Invoquer ce même discours à Chypre est complètement ridicule : à Chypre, il n’y avait ni de scandales significatifs (sauf celui des banques privées bien sûr et celui d’une imposition des entreprises qui était la plus faible de l’UE), ni une dette publique élevée. À la fin des années 2000, la dette publique chypriote était non seulement sensiblement inférieure à la moyenne de celle de la zone euro et à celle de l’Allemagne, mais elle respectait encore le critère de Maastricht, selon lequel la dette publique ne doit pas dépasser 60% du PIB. Cependant, les partis de droite et le parti socialiste « maximalisaient » la responsabilité des déficits publics pour « minimiser » celle des banques. Dans les années 2010, la croissance des déficits publics était directement liée aux répercutions de la crise mondiale et européenne sur l’économie chypriote et surtout à la recapitalisation des banques privées en difficulté. Aucune politique d’austérité budgétaire ne pouvait faire face à la crise d’un secteur bancaire privé dont les pertes ont été estimées à 10 milliards d’euros, dans un pays où le PIB était inférieur à 18 milliards. Mais le mensonge répété maintes fois quotidiennement est efficace. Une large partie de la population chypriote considère le fonctionnaire public, dont le salaire est plus élevé que celui de l’ouvrier dans le secteur privé, comme autant responsable de la crise que le banquier. En réalité, la différence des niveaux de salaires entre le secteur public et le secteur privé à Chypre résulte du fait que le coût unitaire du travail dans le secteur privé est parmi les plus faibles de la zone euro (avec celui du Portugal et de la Grèce).

Le « plan de sauvetage » cependant ne se limite pas au secteur bancaire. Il impose une austérité budgétaire avec des conséquences très graves sur les conditions de travail, notamment sur les salaires des fonctionnaires, sur les bénéficiaires d’aide publique ainsi que sur les services publics (...)

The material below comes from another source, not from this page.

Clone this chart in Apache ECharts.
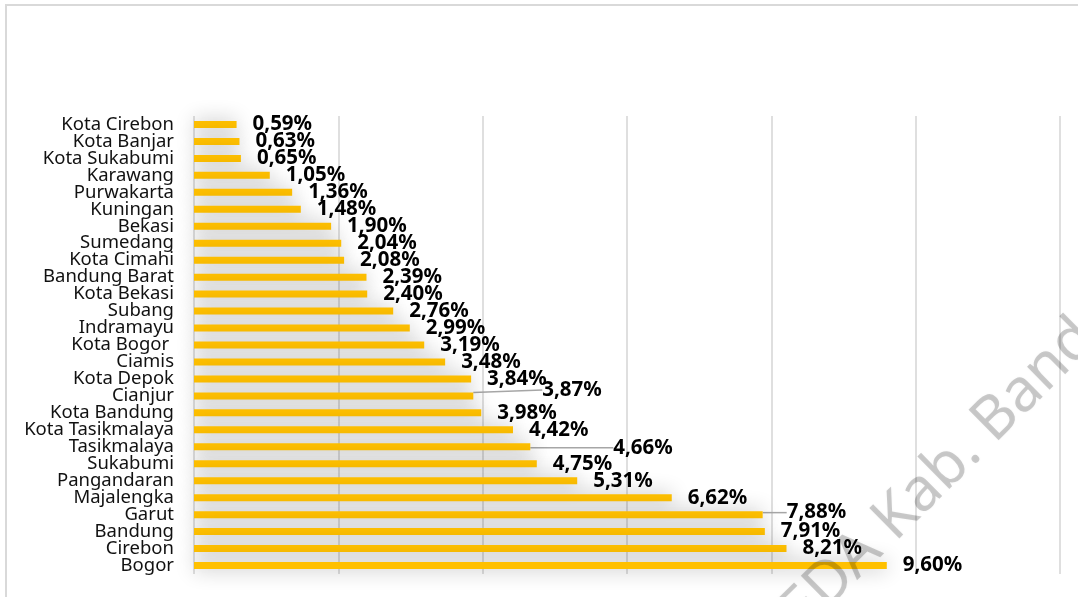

Les politiques d’austérité rendent la gestion de la crise bancaire extrêmement difficile et cela malgré la condition que la Troïka a imposé uniquement à Chypre afin de lui accorder le prêt de 10 milliards : la confiscation de tous les dépôts bancaires au-dessus de 100 000 euros de la Banque Populaire et de presque 50% de la même catégorie de dépôts de la Banque de Chypres |1|. La récession de l’économie (-2,4 en 2012, -5,4 en 2013) qui continue en 2014 et l’augmentation exponentielle du chômage (qui avoisine 20%) font augmenter les actifs toxiques des banques (estimés à 27 milliards d’euros) qui ne peuvent toujours fonctionner que dans le cadre extrêmement protectionniste adopté : contrôle strict des mouvements de capitaux, plafond journalier de 300 euros de retrait de liquide avec les cartes bancaires, etc. Les banques qui demeurent privées, toujours gérées par le même establishment économique et politique qui les a conduits à la faillite, appliquent toujours la même politique de taux d’intérêts élevés qui ne permet pas la diminution de la récession et le redémarrage de l’économie.

Il s’agit d’un cercle vicieux qui rappelle celui de la Grèce. Dans ce pays, les politiques de la Troïka rendent la dette publique insoutenable de manière directe, alors qu’à Chypre la dette publique augmente dangereusement via la dette privée et la crise bancaire. (...)

Le mouvement populaire contre les mesures d’austérité n’est pas encore très combatif et massif. Il y a bien sûr quelques grèves, notamment dans les entreprises publiques, et quelques mobilisations remarquables, mais la population semble se trouver encore dans un état de choc qui la paralyse. La crise chypriote n’a pas (encore ?) conduit à la radicalisation sociale et politique constatée en Grèce. Cette situation est due en partie aux traditions du mouvement ouvrier chypriote : pendant les 54 années de l’indépendance chypriote, le parti de gauche a participé à 44 années de coalitions gouvernementales, en collaboration avec une partie de la droite. Cela lui a permis de travailler dans le sens d’une distribution moins injuste des gains de la croissance économique, mais il a empêché le développement des traditions d’auto-organisation et de combativité du mouvement ouvrier.